SINGAPORE: Teachers deserve respect as partners in a child's education and should not be treated as service providers fulfilling parental demands, said Minister for Education Chan Chun Sing.
Speaking in an interview with CNA Digital in January, Mr Chan addressed the evolving expectations of teachers, noting that while most parents are cooperative and engaged, a minority overstep boundaries or make unreasonable demands.
“It is not a service-client mindset, where I expect this and you deliver it to me,” said Mr Chan, stressing that children spend more time with their families than at school. “As parents, we are all the first teachers of our children.”
The minister was speaking to CNA in an interview looking back at educational policies during the current term of government. In September 2024, he said MOE would protect teachers from “unreasonable expectations” and conduct that affect their well-being. For example, teachers should not be expected to respond to work-related messages outside school hours except in emergencies.
Parents who impose unreasonable demands on teachers are being unfair to other students and parents, because this deprives the teacher from spending quality time with the rest of their students, said Mr Chan in the interview.
MOE has implemented an escalation protocol for such cases – teachers and school leaders should first try to manage it because parents need to respect the school’s decisions, he added.
If parents are allowed to bypass the school's authority and escalate cases to the minister, prime minister or the media, they will stop respecting the school, said Mr Chan.
To manage vexatious parents, MOE has dedicated teams in place. “Not every school is going to be equipped to handle lawyer letters, police reports and things like that,” he said.
Leaving the teacher to handle these cases is unfair and not good for their work-life balance or mental health, he added.
Mr Chan reassured teachers that MOE would back them up.
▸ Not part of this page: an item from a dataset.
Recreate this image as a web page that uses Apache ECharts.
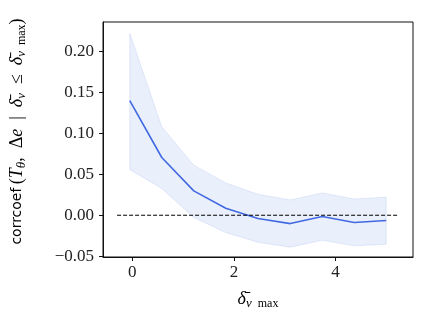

Teachers may not be perfect, but he has faith and confidence in how they handle such cases, he said.
He recounted an incident at a Meet-The-People session where a group of parents pressed him to have their children's exam papers rescored. He explained that an independent group of teachers would conduct the rescoring, and the results could go up, down or remain the same. But they would have to accept the new results.
The parents were stunned at his response. “They looked at me like: ‘How can this be?’” he recalled, expressing concern about the message such actions send to children.
Before they left, he asked them: "Do your children know that you're coming to see the minister to ask for their exam paper to be rescored?"
He cautioned that if parents consistently intervene to rectify every stumble by their children, they risk imparting the wrong values. While students may sometimes feel they received an unfair grade, knowing that their parents escalated their concerns to MOE and the education minister to demand that their papers be rescored “sends a different message”.
Responding to a question about whether MOE’s efforts to reduce the fixation on grades have been successful, Mr Chan clarified that eliminating stress is not the primary goal.
“No stress doesn’t mean that it is necessarily most suitable for the child,” he said. “Our job is to help them overcome the stress, and over time, to slowly become more confident. Not so much to take away the stress from them, or to take away the ability to resolve the problem from them.”
Singaporean parents are sometimes too eager to take away obstacles, or stress, from their children, but growth sometimes comes from navigating these difficulties, said Mr Chan.
“It is one thing for our children to perform because they are provided for in a very structured and protected environment. It's another thing for them to perform when the environment is not as structured and not so much is provided for. And that is the real test beyond school.”
More parents now recognise that children are different and need different support systems, he said.
“We don’t need to keep comparing them with somebody else,” he said, adding that MOE is trying to get this message out through parent support groups.